Task:
Pictures excluded, return the lines below from the first through the line holding "from bokeh.resources import INLINE".

Information supplied:
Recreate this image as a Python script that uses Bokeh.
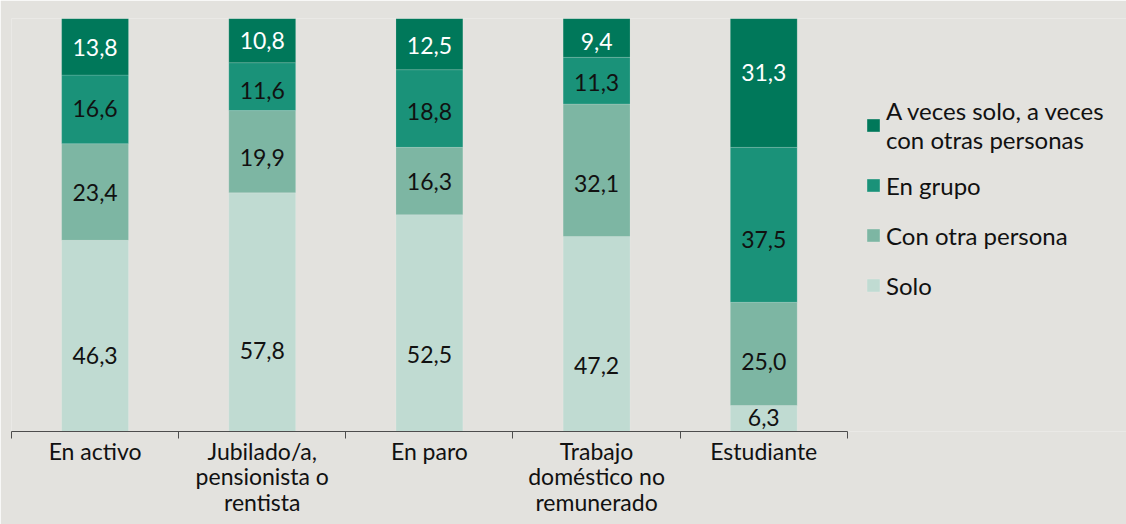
from bokeh.plotting import figure
from bokeh.models import Range1d, FixedTicker, Legend, LegendItem, ColumnDataSource
from bokeh.core.properties import value
from bokeh.embed import file_html
from bokeh.resources import INLINE

# ---- data ----
categories = ["En activo", "Jubilado/a,\npensionista o\nrentista", "En paro",
              "Trabajo\ndoméstico no\nremunerado", "Estudiante"]
series_labels = ["Solo", "Con otra persona", "En grupo",
                 "A veces solo, a veces\ncon otras personas"]
solo = [46.3, 57.8, 52.5, 47.2, 6.3]
con_otra = [23.4, 19.9, 16.3, 32.1, 25.0]
en_grupo = [16.6, 11.6, 18.8, 11.3, 37.5]
a_veces = [13.8, 10.8, 12.5, 9.4, 31.3]

# ---- style ----
keys = ["solo", "con_otra", "en_grupo", "a_veces"]
colors = ["#c0dbd2", "#7db6a3", "#1a9279", "#00785a"]
label_colors = ["#111111", "#111111", "#111111", "#ffffff"]
label_nudge = [  # pixel nudges of the value labels (per series, per category)
    [20, 38, 31, 31, -1],
    [1, 6, 0, 13, 8],
    [-1, 4, 3, 2, 15],
    [1, 0, 2, 4, -10],
]
FONT = "Lato"
BG = "#e3e2de"

values = [solo, con_otra, en_grupo, a_veces]
xs = [i + 0.5 for i in range(len(categories))]

src = ColumnDataSource(data=dict(x=xs, **{k: v for k, v in zip(keys, values)}))

p = figure(width=1126, height=524, output_backend="svg", toolbar_location=None,
           x_range=Range1d(0, 6.67), y_range=Range1d(0, 100),
           min_border_left=11, min_border_right=0, min_border_top=18,
           min_border_bottom=93)
p.background_fill_color = BG
p.border_fill_color = BG
p.outline_line_color = None
p.grid.visible = False
p.yaxis.visible = False

renderers = p.vbar_stack(keys, x="x", width=0.4, color=colors, source=src,
                         line_color="white", line_alpha=0.15, line_width=1)

# value labels
cum = [0.0] * len(categories)
for j, vals in enumerate(values):
    mids = [c + v / 2 for c, v in zip(cum, vals)]
    cum = [c + v for c, v in zip(cum, vals)]
    lsrc = ColumnDataSource(data=dict(
        x=xs, y=mids, t=[f"{v:.1f}".replace(".", ",") for v in vals],
        dy=label_nudge[j]))
    p.text(x="x", y="y", text="t", source=lsrc, y_offset="dy",
           text_align="center", text_baseline="middle",
           text_font=value(FONT), text_font_size="23px",
           text_color=label_colors[j])

# x axis
ax = p.xaxis[0]
ax.ticker = FixedTicker(ticks=xs, minor_ticks=list(range(len(categories) + 1)))
ax.major_label_overrides = {x: c for x, c in zip(xs, categories)}
ax.bounds = (0, len(categories))
ax.major_tick_line_color = None
ax.major_tick_out = 0
ax.major_tick_in = 0
ax.minor_tick_line_color = "#4d4d4d"
ax.minor_tick_out = 7
ax.minor_tick_in = 0
ax.axis_line_color = "#4d4d4d"
ax.major_label_text_font = FONT
ax.major_label_text_font_size = "23px"
ax.major_label_text_line_height = 0.92
ax.major_label_text_color = "#111111"
ax.major_label_standoff = -2

legend = Legend(items=[LegendItem(label=series_labels[j], renderers=[renderers[j]])
                       for j in reversed(range(len(keys)))],
                location=(854, 127))
legend.padding = 0
legend.margin = 0
legend.border_line_color = None
legend.background_fill_alpha = 0
legend.glyph_width = 16
legend.glyph_height = 16
legend.label_standoff = 5
legend.label_height = 38
legend.spacing = 12
legend.label_text_font = FONT
legend.label_text_font_size = "24px"
legend.label_text_line_height = 1.15
legend.label_text_color = "#111111"
p.add_layout(legend)

open("out.html", "w").write(file_html(p, INLINE))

Result:
Recreate this image as a Python script that uses Bokeh.
from bokeh.plotting import figure
from bokeh.models import Range1d, FixedTicker, Legend, LegendItem, ColumnDataSource
from bokeh.core.properties import value
from bokeh.embed import file_html
from bokeh.resources import INLINE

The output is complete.